The integral assembly formed by brush 12, its drive disk 120 and cam 15 rotates about the axis XX' at a speed determined by motor 14 and advantageously between 60 and 80 rpm. The profile of the cam surface is such that, at each revolution, each of the successive balls is subjected to a reciprocal translational movement parallel to the axis XX', thus communicating an identical translational movement to the distributing tube 6 and to the ring 2. A spring 17 is mounted between the upper fixed surface of the sleeve portion 812 and a friction spacer 62 fixed to their upper end and which surrounds shaft 6. A rotary pin 63 integral with shaft 6 bears slidably on the spacer 62 and the spring thus returns shaft 6 and the pieces which are integral therewith upwardly of the Figure, accompanying the movement of the balls rolling on cam 15. Collar 7 is itself free in translation because it is fixed between cam 15 and flange 60. A safety stop 64, integral with shaft 6, prevents piece 62 and shaft 6 from escaping downwards should piece 63 accidently break. An internal cylindrical housing 16 forms a removable structural element which supports piece 91 and houses pieces 62-63-64 and the upper portion of sleeve 812. The position of drive disk 120 with respect to the fixed bottom 81 of the housing is fixed by means of friction shims 1203-1204.
A circular fly wheel 21 completely surrounding the casing and fixed to the base thereof via arms 210 allows the machine to be handled in all directions. In the case of a mechanical control, fixing is provided by piece 16.
By way of preferred example, four balls are provided evenly spaced apart about axis XX', and the rotational speed of the drive disk is 60rpm, so that the pusling frequency of the paint application device is 4 Hz. The double amplitude of the pulsating translation is 5 mm. The brushes may be slanted from 1° to 5° with respect to the axis XX', their active end being further away from the axis than their opposite end. This arrangement, which is not obligatory, is advantageous for it generates a slight rotational component which means that the assembly tends, as a function of the friction, to rotate random fashion about the axis XX', which improves the distribution of the paint while reducing the edge effects and increases the lifespan of the device by evening out the wear of the bristles. Of course, casing 8 is arranged, in a way not shown, so as to provide a slight floatability.
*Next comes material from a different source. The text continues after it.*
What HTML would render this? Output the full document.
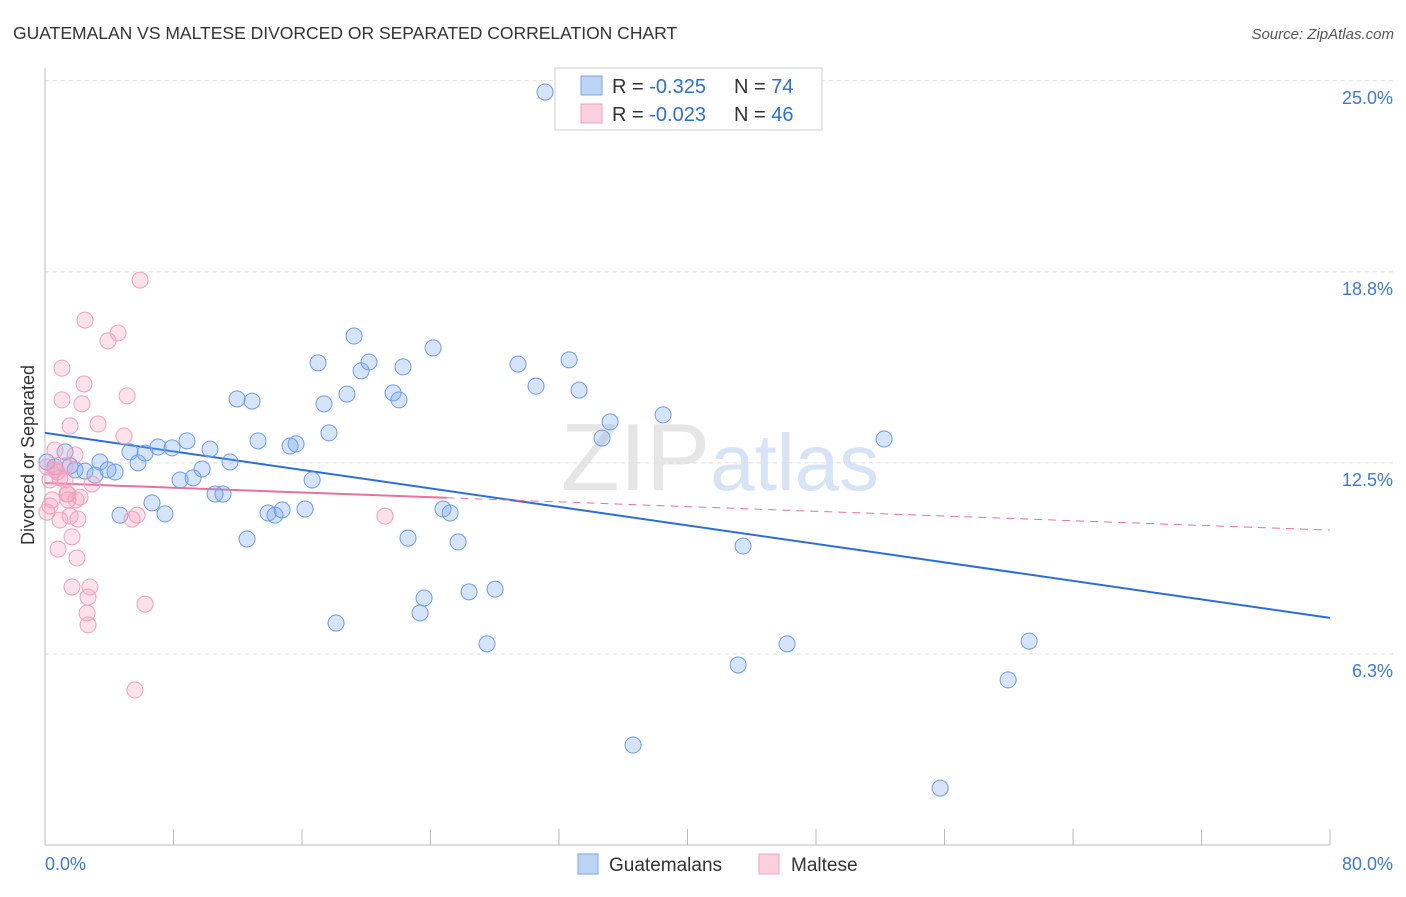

The operation of the paint application device rests essentially on the fact that bristles are fed with paint at a plurality of points situated at the non active end of tufts of bristles, in each of which the paint is distributed radially evenly about the central feed orifice and is guided by capillarity along the bristles as far as the application end, these tufts of bristles not being immersed in a paint filled chamber. Provided of course that the paint injection pressure is adjusted (supplied by the above mentioned circulation pump) to a low value which will take into account its degree of viscosity but which will be just sufficient for compensating the pressure loss in the ducts of chamber 10, with, in practice, a slight over pressure and a very low flow rate adjustable as a function of the speed of movement of the machine and the thickness of paint desired, there will be not paint running from the brushes or tufts or bristles, and therefore no risk of pollution of the water in which the machine is operating, which is obviously very important; it may be considered that the method of feeding the bristles with paint thus provides a sort of self regulation, which takes place all the better because the assembly of bristles is not subjected to a forced rotational drive. It is the surface to be painted which in a way sucks up exactly the amount of paint which must irrigate it. This suction is largely facilitated by the pulsating movement of hte brushes; the pressure periodically exerted on the paint film causes an effect of force feed of the surface which absorbs, on each application surface, more paint than required, this paint then being spread over the rest of the surface to be painted by the smoothing brushes. The pulsating movement further results in driving the water between the surface to be treated and the tufts of bristles. It will be noted that with an amplitude of the pulsating movement of the order of size indicated above, there is in reality no disengagement of the paintbrush or breakage of the film. Appreciable viscosity variations do not disturb the operation of the machine;
It will be noted that, because of the dimensions of the casing and of the fly wheel, the smoothing brush is visible for the diver, which facilitates the judgement of his work. It will also be noted that, if its rotational speed appreciably exceeded 60 rpm, it would tend to tear off the paint. On the other hand, an appreciably smaller speed of rotation would not allow the machine to adhere to the surface to be treated. This adherence in the machine described is obtained solely because the smoothing brush encloses on the surface to be treated a circular space in which the water is rotated, which provides the slight depression required for adherence.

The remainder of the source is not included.